A defect-tracking platform such as Jira is often used to create bug reports and manage work items. Test-management tools may be used to organize test cases, execution results, and test cycles.
Browser developer tools are also valuable. They allow testers to inspect page elements, monitor network requests, view console errors, test responsive layouts, and examine stored browser data.
Beginners may also benefit from learning basic command-line operations and version-control concepts using Git. These skills become especially useful when working with technical teams or moving toward test automation.
The goal is not to learn every available tool. It is better to understand the underlying testing process and then learn the tools used by a particular organization.
11. Starting With Basic Programming Concepts
A beginner can enter manual QA without advanced coding skills, but basic programming knowledge creates more career opportunities.
Start with concepts such as:
Variables
Data types
Conditions
Loops
Functions
Arrays or lists
Classes and objects
Error handling
Languages commonly used in test automation include Java, JavaScript, Python, and C#. The best choice often depends on the organization’s technology stack.
Beginners should avoid rushing directly into automation frameworks without understanding testing fundamentals. Automation is a method of executing tests; it does not replace test design, analytical thinking, or product knowledge.
A tester who understands what to test will usually become a stronger automation engineer than someone who only knows how to write scripts.
12. Developing Attention to Detail Without Losing the Bigger Picture
Attention to detail is essential in QA. Small inconsistencies can indicate larger problems. A tester may notice an incorrect date format, inconsistent button behavior, missing validation, misaligned content, or unexpected changes in data.
However, testers should not focus exclusively on cosmetic issues. They must also understand business impact, user priorities, and overall product risk.
For example, a minor visual defect may be less important than a payment calculation error. Effective testers balance detailed observation with risk-based decision-making.
This judgment develops through practice, feedback, and exposure to real projects.
Conclusion
Beginner software testing courses and placement should first focus on software testing fundamentals, test case design, bug reporting, exploratory testing, critical thinking, and communication. Basic SQL, web technologies, API testing, QA tools, and programming concepts can then strengthen the tester’s technical capabilities.

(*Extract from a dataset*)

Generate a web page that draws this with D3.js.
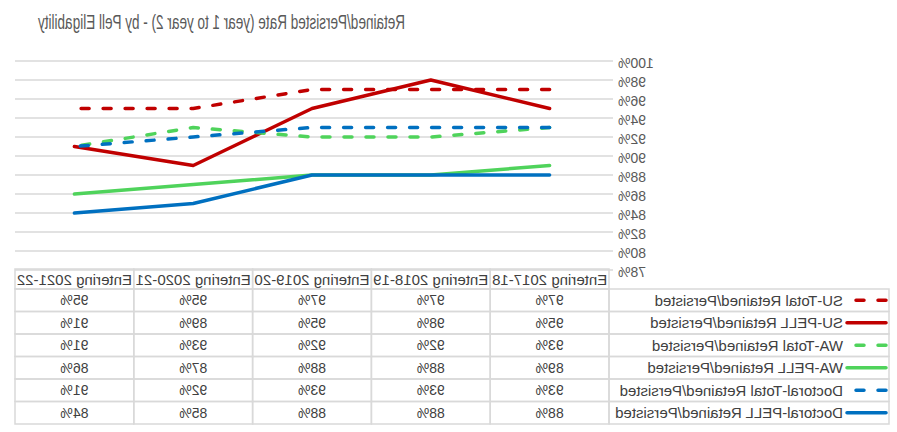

The most important principle is to learn testing before learning automation. Tools and programming languages change, but the ability to understand requirements, identify risks, design meaningful tests, and communicate defects remains valuable throughout a QA career.
Beginners can accelerate their progress by testing real applications, creating sample test cases, documenting defects, practising SQL queries, and experimenting with API tools. Consistent hands-on practice turns theoretical knowledge into professional skill.
A strong QA tester combines curiosity, discipline, technical understanding, and empathy for the end user. By developing these abilities in the right order, a beginner can build a solid foundation for long-term growth in software quality assurance.